Consider the following stories, in no particular order: “How Jerry Brown Engineered California’s Drought” by Ed Driscoll, Victor Davis Hanson, and Glenn Reynolds (Pjmedia.com, April 2, 2015). “Brown and other Democratic leaders will never concede that their own opposition in the 1970s (when California had about half its present population) to the completion of state and federal water projects, along with their more recent allowance of massive water diversions for fish and river enhancement, left no margin for error in a state now home to 40 million people.”
“Gov. Pete Wilson: California had a plan to store storm water, but Democrats blew it,” (Latimes/com/opinion, March 2, 2019). “But when year after year I included money in the state budget for surface collection and storage projects to bank against droughts, the money was removed by the Democratic majorities in the Legislature.”
“Guess What L.A. Officials Were Warned About Before the Fires (So This WASN'T 'Misinformation'?) by Doug P, Twitchy.com, 1/24.
“LA Times: Dems Knew Long Before the Winds Blew” by Ed Morrisey, Hotair.com, 1/24: “Just what did Democrat leaders in Los Angeles and in Sacramento know about the collapsing fire-fighting infrastructure in Southern California—and when did they know it?

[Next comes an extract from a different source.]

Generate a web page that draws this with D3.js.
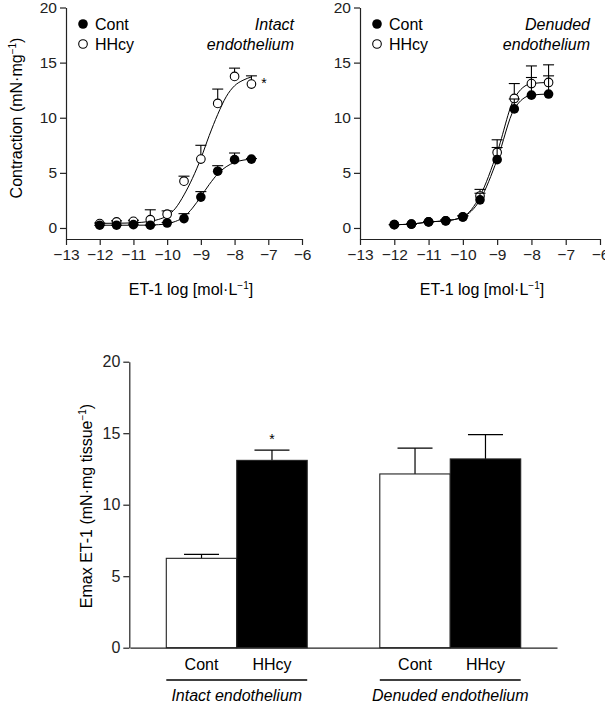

A new lawsuit might threaten to expose more than a decade of willful neglect by LA mayors and California governors…
“However, the LA Times uncovers a much stronger fact pattern of gross negligence and incompetence in a new report. County officials had asked for three dozen critical upgrades and expansions of water infrastructure more than a decade earlier, at a projected cost of less than $57 million (over 7 years). Successive city and state administrations did absolutely nothing on any of those projects to move them from planning to production;
“Many projects on a list of about three dozen ‘highest priority’ upgrades compiled by county officials in 2013 have yet to break ground in communities devastated by the fires. The county wrote that the upgrades would achieve ‘critical goals,’ including ensuring the system had enough water to meet ‘fire flow needs.’”
“Newsom Vetoed A Bill to Enhance Fire Mitigation So He Could Grab the Land for affordable Housing,” by Jennifer Oliver O’Connell, Redstate.com, 1/23.
The “fingers” of facts point one way: Gov. Newsom and state Democrats.